It is required that the lines from the top of the listing through the line with "(title) at (655,-33)" be reproduced exactly, excluding pictures.

## START

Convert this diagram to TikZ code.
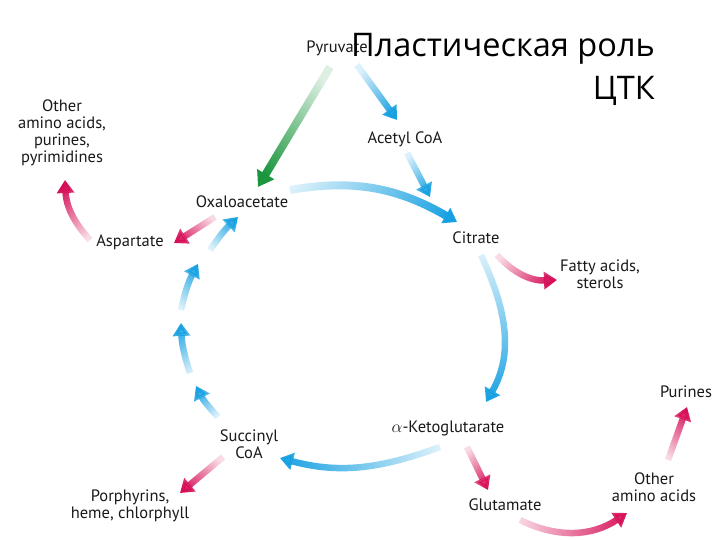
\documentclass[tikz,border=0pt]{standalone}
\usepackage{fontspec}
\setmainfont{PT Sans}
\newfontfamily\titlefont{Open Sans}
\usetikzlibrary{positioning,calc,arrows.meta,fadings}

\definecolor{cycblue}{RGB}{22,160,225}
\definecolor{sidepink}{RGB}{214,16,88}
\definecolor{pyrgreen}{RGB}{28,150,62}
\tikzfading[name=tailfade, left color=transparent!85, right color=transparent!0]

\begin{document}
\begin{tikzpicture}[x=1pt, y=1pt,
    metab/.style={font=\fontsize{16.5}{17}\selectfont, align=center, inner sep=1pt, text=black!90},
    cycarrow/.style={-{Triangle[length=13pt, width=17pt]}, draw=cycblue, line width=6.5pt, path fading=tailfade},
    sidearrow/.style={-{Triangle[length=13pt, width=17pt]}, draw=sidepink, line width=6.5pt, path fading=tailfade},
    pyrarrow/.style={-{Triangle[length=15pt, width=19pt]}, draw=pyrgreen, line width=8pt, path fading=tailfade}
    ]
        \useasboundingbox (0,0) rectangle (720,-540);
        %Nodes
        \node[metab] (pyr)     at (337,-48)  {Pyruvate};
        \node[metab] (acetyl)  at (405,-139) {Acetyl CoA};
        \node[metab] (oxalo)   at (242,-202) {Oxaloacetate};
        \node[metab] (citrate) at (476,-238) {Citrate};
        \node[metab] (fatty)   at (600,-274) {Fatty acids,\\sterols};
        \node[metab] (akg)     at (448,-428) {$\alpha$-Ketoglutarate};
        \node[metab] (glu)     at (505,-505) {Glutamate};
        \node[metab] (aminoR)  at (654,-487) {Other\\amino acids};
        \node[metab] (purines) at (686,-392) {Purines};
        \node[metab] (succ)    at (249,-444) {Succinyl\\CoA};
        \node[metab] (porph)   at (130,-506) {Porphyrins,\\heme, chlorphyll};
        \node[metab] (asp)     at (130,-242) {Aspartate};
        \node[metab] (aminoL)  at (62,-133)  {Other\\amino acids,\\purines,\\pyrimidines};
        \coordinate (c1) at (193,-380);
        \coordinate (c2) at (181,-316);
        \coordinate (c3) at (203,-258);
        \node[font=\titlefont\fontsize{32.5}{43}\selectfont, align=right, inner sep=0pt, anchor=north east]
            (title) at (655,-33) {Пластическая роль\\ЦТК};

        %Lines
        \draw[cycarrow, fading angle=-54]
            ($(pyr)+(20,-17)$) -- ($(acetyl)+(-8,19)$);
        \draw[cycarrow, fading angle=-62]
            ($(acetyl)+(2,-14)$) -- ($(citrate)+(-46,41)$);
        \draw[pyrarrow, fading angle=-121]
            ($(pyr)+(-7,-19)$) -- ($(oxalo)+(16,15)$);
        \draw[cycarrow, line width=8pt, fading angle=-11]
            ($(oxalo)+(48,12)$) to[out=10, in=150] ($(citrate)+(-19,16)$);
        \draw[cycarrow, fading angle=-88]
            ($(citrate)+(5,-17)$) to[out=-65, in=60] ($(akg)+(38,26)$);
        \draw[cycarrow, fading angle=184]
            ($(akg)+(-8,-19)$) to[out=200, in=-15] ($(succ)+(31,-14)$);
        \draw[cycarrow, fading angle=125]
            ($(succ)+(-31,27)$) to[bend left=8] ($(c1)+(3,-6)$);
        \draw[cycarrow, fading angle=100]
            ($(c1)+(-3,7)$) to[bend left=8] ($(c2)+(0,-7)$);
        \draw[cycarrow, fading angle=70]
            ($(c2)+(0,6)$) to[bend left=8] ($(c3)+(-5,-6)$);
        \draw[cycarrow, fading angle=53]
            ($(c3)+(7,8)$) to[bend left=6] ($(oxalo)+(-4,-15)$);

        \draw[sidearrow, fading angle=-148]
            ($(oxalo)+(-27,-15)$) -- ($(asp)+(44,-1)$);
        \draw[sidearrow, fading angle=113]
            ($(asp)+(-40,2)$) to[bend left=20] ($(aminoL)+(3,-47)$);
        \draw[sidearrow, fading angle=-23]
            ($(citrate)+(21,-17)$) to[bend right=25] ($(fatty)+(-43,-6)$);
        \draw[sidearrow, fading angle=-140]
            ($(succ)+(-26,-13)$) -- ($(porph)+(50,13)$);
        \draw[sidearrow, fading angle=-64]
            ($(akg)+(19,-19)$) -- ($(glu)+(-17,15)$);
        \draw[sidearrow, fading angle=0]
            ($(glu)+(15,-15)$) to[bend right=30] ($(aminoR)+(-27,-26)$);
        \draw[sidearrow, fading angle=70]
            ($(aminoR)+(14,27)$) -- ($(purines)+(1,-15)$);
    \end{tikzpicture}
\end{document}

## END

(REPLY):
Convert this diagram to TikZ code.
\documentclass[tikz,border=0pt]{standalone}
\usepackage{fontspec}
\setmainfont{PT Sans}
\newfontfamily\titlefont{Open Sans}
\usetikzlibrary{positioning,calc,arrows.meta,fadings}

\definecolor{cycblue}{RGB}{22,160,225}
\definecolor{sidepink}{RGB}{214,16,88}
\definecolor{pyrgreen}{RGB}{28,150,62}
\tikzfading[name=tailfade, left color=transparent!85, right color=transparent!0]

\begin{document}
\begin{tikzpicture}[x=1pt, y=1pt,
    metab/.style={font=\fontsize{16.5}{17}\selectfont, align=center, inner sep=1pt, text=black!90},
    cycarrow/.style={-{Triangle[length=13pt, width=17pt]}, draw=cycblue, line width=6.5pt, path fading=tailfade},
    sidearrow/.style={-{Triangle[length=13pt, width=17pt]}, draw=sidepink, line width=6.5pt, path fading=tailfade},
    pyrarrow/.style={-{Triangle[length=15pt, width=19pt]}, draw=pyrgreen, line width=8pt, path fading=tailfade}
    ]
        \useasboundingbox (0,0) rectangle (720,-540);
        %Nodes
        \node[metab] (pyr)     at (337,-48)  {Pyruvate};
        \node[metab] (acetyl)  at (405,-139) {Acetyl CoA};
        \node[metab] (oxalo)   at (242,-202) {Oxaloacetate};
        \node[metab] (citrate) at (476,-238) {Citrate};
        \node[metab] (fatty)   at (600,-274) {Fatty acids,\\sterols};
        \node[metab] (akg)     at (448,-428) {$\alpha$-Ketoglutarate};
        \node[metab] (glu)     at (505,-505) {Glutamate};
        \node[metab] (aminoR)  at (654,-487) {Other\\amino acids};
        \node[metab] (purines) at (686,-392) {Purines};
        \node[metab] (succ)    at (249,-444) {Succinyl\\CoA};
        \node[metab] (porph)   at (130,-506) {Porphyrins,\\heme, chlorphyll};
        \node[metab] (asp)     at (130,-242) {Aspartate};
        \node[metab] (aminoL)  at (62,-133)  {Other\\amino acids,\\purines,\\pyrimidines};
        \coordinate (c1) at (193,-380);
        \coordinate (c2) at (181,-316);
        \coordinate (c3) at (203,-258);
        \node[font=\titlefont\fontsize{32.5}{43}\selectfont, align=right, inner sep=0pt, anchor=north east]
            (title) at (655,-33) {Пластическая роль\\ЦТК};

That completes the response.